Tuesday, 15 April 2014

The Beauty of a Local Patch

As I am working this evening and late into the night, and also early tomorrow morning, bottle trapping Great Crested Newts, I decided to have a leisurely start to the day by heading to Booths for a free Latte and then on to the Moss for a birding stroll. I collected some waste bird seed from the local agricultural college and dropped this off at my feed bin.

As I drove down the track I had a singing Yellowhammer, but this was to be the only one encountered on my walk. Corn Buntings were conspicuous by their absence too and I only had a single Tree Sparrow. I'm not too worried about a lack of Tree Sparrows, like I am for a lack Corn Buntings, as I know the Tree Sparrows will have been busy in my boxes.

Two Buzzards thermalled above the woodland in the warming air and I added a third bird later on my walk.
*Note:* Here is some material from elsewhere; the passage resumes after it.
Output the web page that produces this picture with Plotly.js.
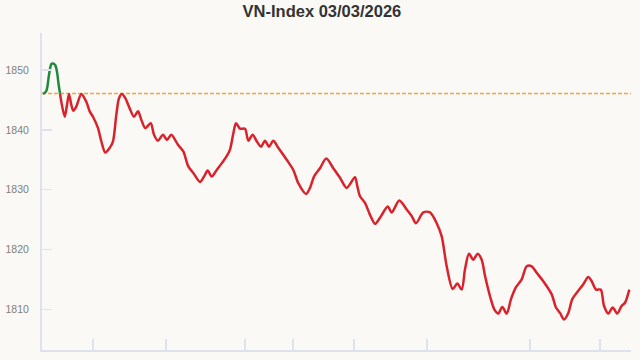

From the same woodland a Great Spotted Woodpecker called and I had a second calling bird from the L Wood. As I approached the L Wood I had my first singing Willow Warbler and then had another three in the plantation.

Migrants were thin on the ground this morning and in addition to the Willow Warblers I had a male Wheatear feeding amongst some stones and fence posts adjacent to the track. At the far end of the very large field opposite was a flock of 160 Curlews and I couldn't pick any Whimbrels out amongst them. Heading back past the plantation I flushed a Grey Partridge and Roe Deer crashed out of the woodland.


A number of butterflies were on the wing, mainly Small Tortoiseshells and Peacocks. Driving off the Moss I stopped to have a look on the Green Sand Pool and I was pleasantly surprised to see a Black-tailed Godwit feeding away, which was a first record for me for this species at this site, and this just re-emphasised to me the beauty of a local patch in that the bird doesn't have to be particularly rare to give you a buzz!